The Paperless World

Date posted
17 September 2013
Reading time
4 Minutes
Richard Barbour

The Paperless World

Wound Assessment FormWhen you think of the information for a patient, I am sure you think of stockpiles of paper. Shelving full of blank forms for this, and letters sent out for that. It doesn't however have to be like this.

Evolve's eForms & Workflow offering, unlike a lot other applications, puts the control back with the Trusts. It allows the creation and configuration of eForms and workflow to meet Trust's local requirements, supporting CQUIN/QIPP initiatives, in a way that is quick to develop. A drag and drop interface supports the development of these forms, which can be designed by the clinical and business experts with minimal technical skills. Assistance from the IT department can be called upon as required, not the other way round.

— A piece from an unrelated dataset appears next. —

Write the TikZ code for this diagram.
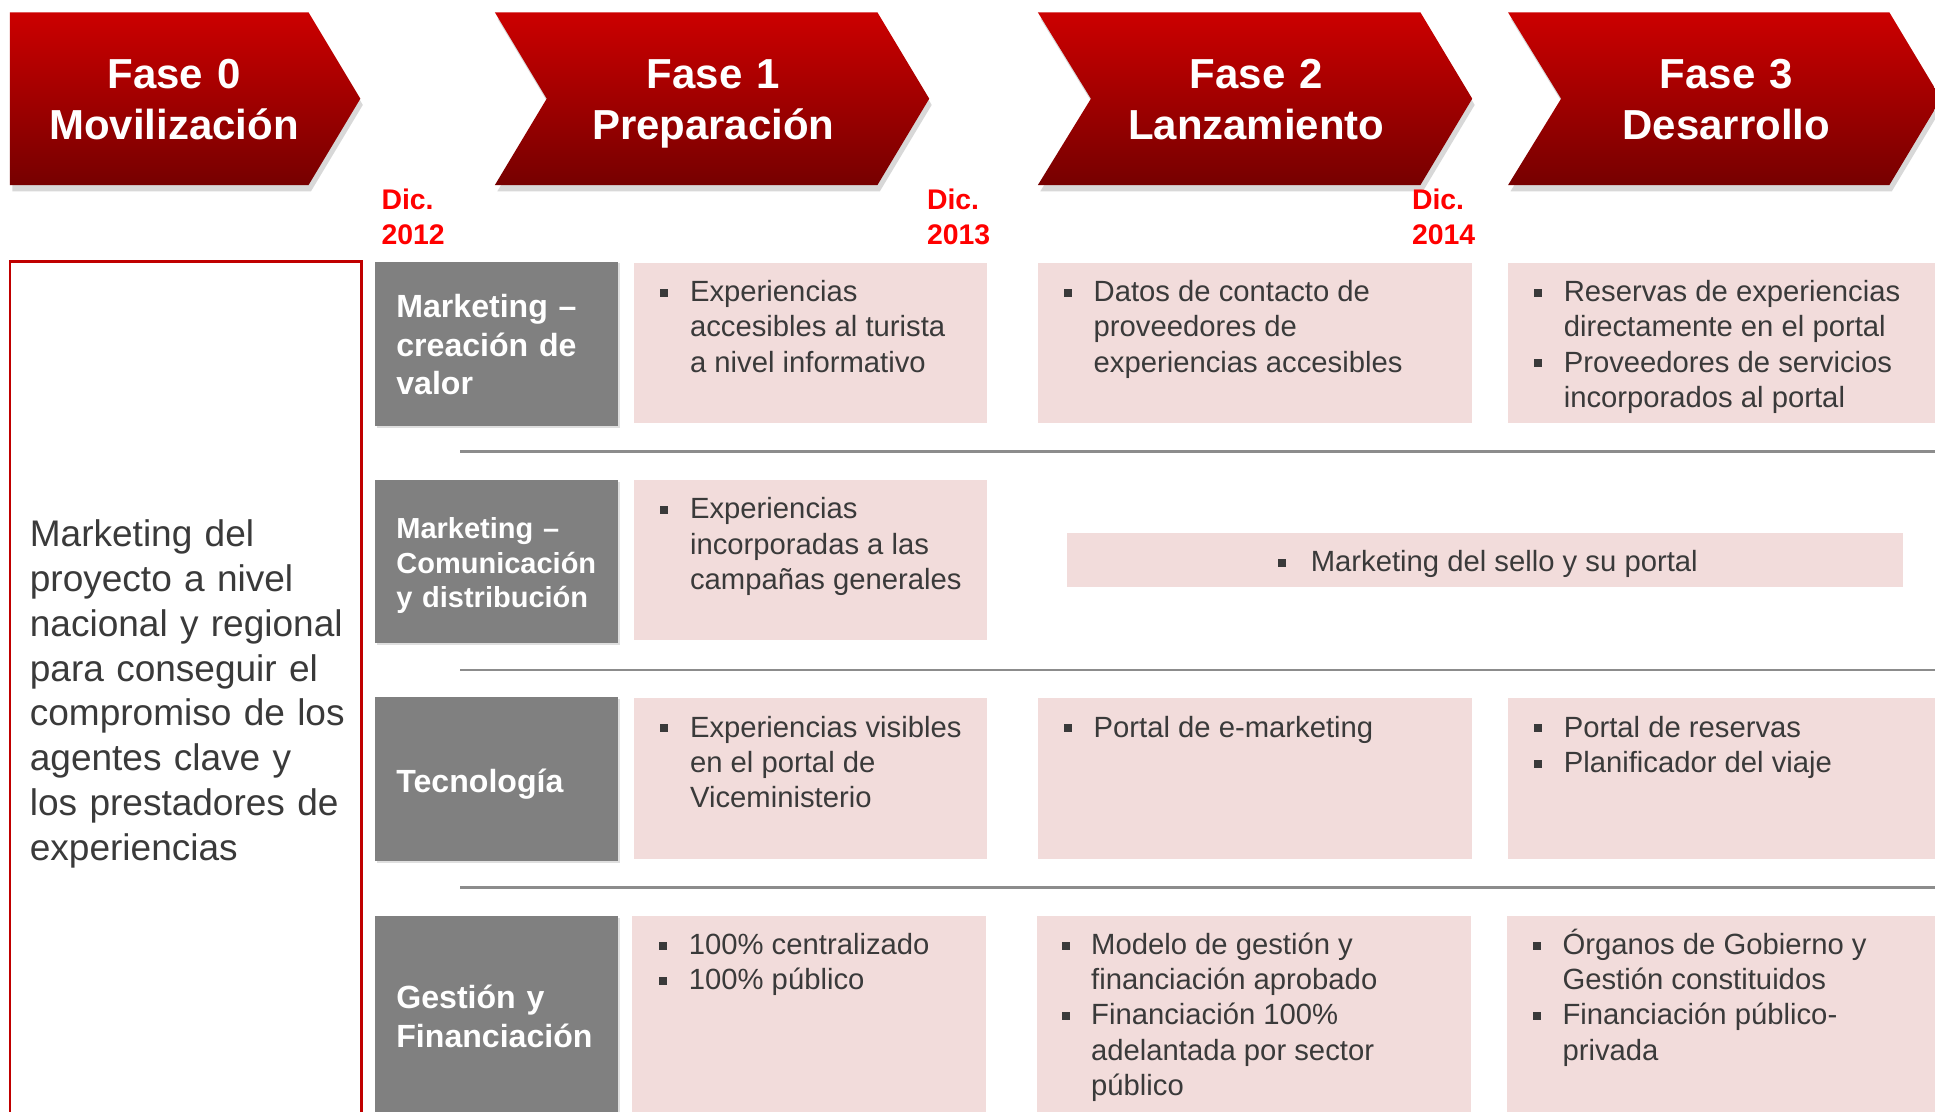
\documentclass[tikz,border=0pt]{standalone}
\usepackage{fontspec}
\setmainfont{Liberation Sans}
\usetikzlibrary{shadows}
\definecolor{chevtop}{HTML}{CC0000}
\definecolor{chevbot}{HTML}{760000}
\definecolor{datered}{HTML}{FF0000}
\definecolor{boxred}{HTML}{C00000}
\definecolor{labgray}{HTML}{808080}
\definecolor{cellpink}{HTML}{F2DCDB}
\definecolor{txtgray}{HTML}{3A3A3A}
\definecolor{linegray}{HTML}{8C8C8C}
\newcommand\bsq{\raisebox{4pt}{\rule{6.5pt}{6.5pt}}}
\newcommand\bfirst{\hangindent=24pt\hangafter=1\noindent\makebox[24pt][l]{\bsq}}
\newcommand\bnext{\par\bfirst}
\newcommand\cellbox[1]{\parbox[t]{330pt}{#1}}
\tikzset{
 chev/.style={top color=chevtop, bottom color=chevbot, draw=none,
   drop shadow={shadow xshift=2pt, shadow yshift=-5pt, opacity=0.3}},
 chevtext/.style={text=white, font=\fontsize{34}{41}\selectfont\bfseries, align=center,
   text width=320pt, inner sep=0pt, anchor=base},
 datetext/.style={text=datered, font=\fontsize{23}{28}\selectfont\bfseries, align=left,
   text width=80pt, inner sep=0pt, anchor=base west},
 labbox/.style={fill=labgray, draw=none,
   drop shadow={shadow xshift=1.5pt, shadow yshift=-1.5pt, opacity=0.25}},
 labtext/.style={text=white, font=\fontsize{26}{31.5}\selectfont\bfseries, align=left,
   text width=180pt, inner sep=0pt, anchor=base west},
 labsmall/.style={labtext, font=\fontsize{23.5}{28}\selectfont\bfseries},
 cell/.style={fill=cellpink, draw=none},
 celltext/.style={text=txtgray, font=\fontsize{23.7}{28.5}\selectfont,
   inner sep=0pt, anchor=base west},
 sepline/.style={draw=linegray, line width=2pt},
 sidebox/.style={draw=boxred, line width=2pt, fill=white},
 sidetext/.style={text=txtgray, font=\fontsize{30}{36.3}\selectfont, align=left,
   text width=280pt, inner sep=0pt, anchor=base west},
}
\begin{document}
\begin{tikzpicture}[x=1pt,y=-1pt]
\useasboundingbox (0,0) rectangle (1568,901);
\clip (0,0) rectangle (1568,901);
\fill[white] (0,0) rectangle (1568,901);
% chevrons
\path[chev] (8,10) -- (250,10) -- (292,80) -- (250,150) -- (8,150) -- cycle;
\path[chev] (401,10) -- (711,10) -- (753,80) -- (711,150) -- (401,150) -- (443,80) -- cycle;
\path[chev] (841,10) -- (1151,10) -- (1193,80) -- (1151,150) -- (841,150) -- (884,80) -- cycle;
\path[chev] (1222,10) -- (1531,10) -- (1573,80) -- (1531,150) -- (1222,150) -- (1265,80) -- cycle;
\node[chevtext] (f0) at (141,72) {Fase 0\\Movilización};
\node[chevtext] (f1) at (578,72) {Fase 1\\Preparación};
\node[chevtext] (f2) at (1018,72) {Fase 2\\Lanzamiento};
\node[chevtext] (f3) at (1399,72) {Fase 3\\Desarrollo};
% dates
\node[datetext] (d12) at (309,170) {Dic.\\2012};
\node[datetext] (d13) at (751,170) {Dic.\\2013};
\node[datetext] (d14) at (1144,170) {Dic.\\2014};
% side box
\path[sidebox] (8,212) rectangle (293,915);
\node[sidetext] (side) at (24,443) {Marketing del\\proyecto a nivel\\nacional y regional\\para conseguir el\\compromiso de los\\agentes clave y\\los prestadores de\\experiencias};
% separators
\draw[sepline] (373,366) -- (1570,366);
\draw[sepline] (373,543) -- (1570,543);
\draw[sepline] (373,719) -- (1570,719);
% label boxes
\path[labbox] (304,212) rectangle (501,345);
\path[labbox] (304,389) rectangle (501,521);
\path[labbox] (304,565) rectangle (501,698);
\path[labbox] (304,742) rectangle (501,915);
\node[labtext] (l1) at (321,257) {Marketing –\\creación de\\valor};
\node[labsmall] (l2) at (321,436.5) {Marketing –\\Comunicación\\y distribución};
\node[labtext] (l3) at (321,642) {Tecnología};
\node[labtext] (l4) at (321,817) {Gestión y\\Financiación};
% cells row 1
\path[cell] (514,213) rectangle (800,343);
\path[cell] (841,213) rectangle (1193,343);
\path[cell] (1222,213) rectangle (1570,343);
\node[celltext] (c11) at (535,244.5) {\cellbox{\bfirst Experiencias\\accesibles al turista\\a nivel informativo}};
\node[celltext] (c12) at (862,244.5) {\cellbox{\bfirst Datos de contacto de\\proveedores de\\experiencias accesibles}};
\node[celltext] (c13) at (1243,244.5) {\cellbox{\bfirst Reservas de experiencias\\directamente en el portal\bnext Proveedores de servicios\\incorporados al portal}};
% cells row 2
\path[cell] (514,389) rectangle (800,519);
\path[cell] (865,432) rectangle (1542,476);
\node[celltext] (c21) at (535,420.5) {\cellbox{\bfirst Experiencias\\incorporadas a las\\campañas generales}};
\node[celltext] (c22) at (1035,463.5) {\makebox[27pt][l]{\bsq}Marketing del sello y su portal};
% cells row 3
\path[cell] (514,566) rectangle (800,696);
\path[cell] (841,566) rectangle (1193,696);
\path[cell] (1222,566) rectangle (1570,696);
\node[celltext] (c31) at (535,597.5) {\cellbox{\bfirst Experiencias visibles\\en el portal de\\Viceministerio}};
\node[celltext] (c32) at (862,597.5) {\cellbox{\bfirst Portal de e-marketing}};
\node[celltext] (c33) at (1243,597.5) {\cellbox{\bfirst Portal de reservas\bnext Planificador del viaje}};
% cells row 4
\path[cell] (512,742) rectangle (799,915);
\path[cell] (840,742) rectangle (1192,915);
\path[cell] (1221,742) rectangle (1570,915);
\node[celltext] (c41) at (534,773.5) {\cellbox{\bfirst 100\% centralizado\bnext 100\% público}};
\node[celltext] (c42) at (860,773.5) {\cellbox{\bfirst Modelo de gestión y\\financiación aprobado\bnext Financiación 100\%\\adelantada por sector\\público}};
\node[celltext] (c43) at (1242,773.5) {\cellbox{\bfirst Órganos de Gobierno y\\Gestión constituidos\bnext Financiación público-\\privada}};
\end{tikzpicture}
\end{document}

For me, this flexibility and power is what makes Evolve exciting. I go in, meet some of a trust. By day's end, a clinic is paperless, by month's end potentially an entire department. What's even more exciting is, not only can I sleep well at night knowing another few trees are saved, (eco-warrior that I am), but these eForms increase the efficiency of Trusts, and boost the quality of patient care. Before, key clinical information was trapped on paper, until someone reads through the tome that is a patient record. This changes when information is entered to these eForms. Now, it has become live and reusable. We can build sophisticated reports to trend patient diagnosis, we can plot an individual's current and past results onto a chart, or even audit the number of patients with abnormal results. Now, as a patient is assessed, an eForm can calculate they should be referred to the Cardiac Risk team. The fields on a form can have validation to ensure accurate and clinically correct information is being captured.

Hopefully you can see the potential impact. I look forward to the day when I go into a hospital, and someone pulls out their iPad or laptop, and starts filling out one of these eForms.

Hopefully, with Evolve, that day is now.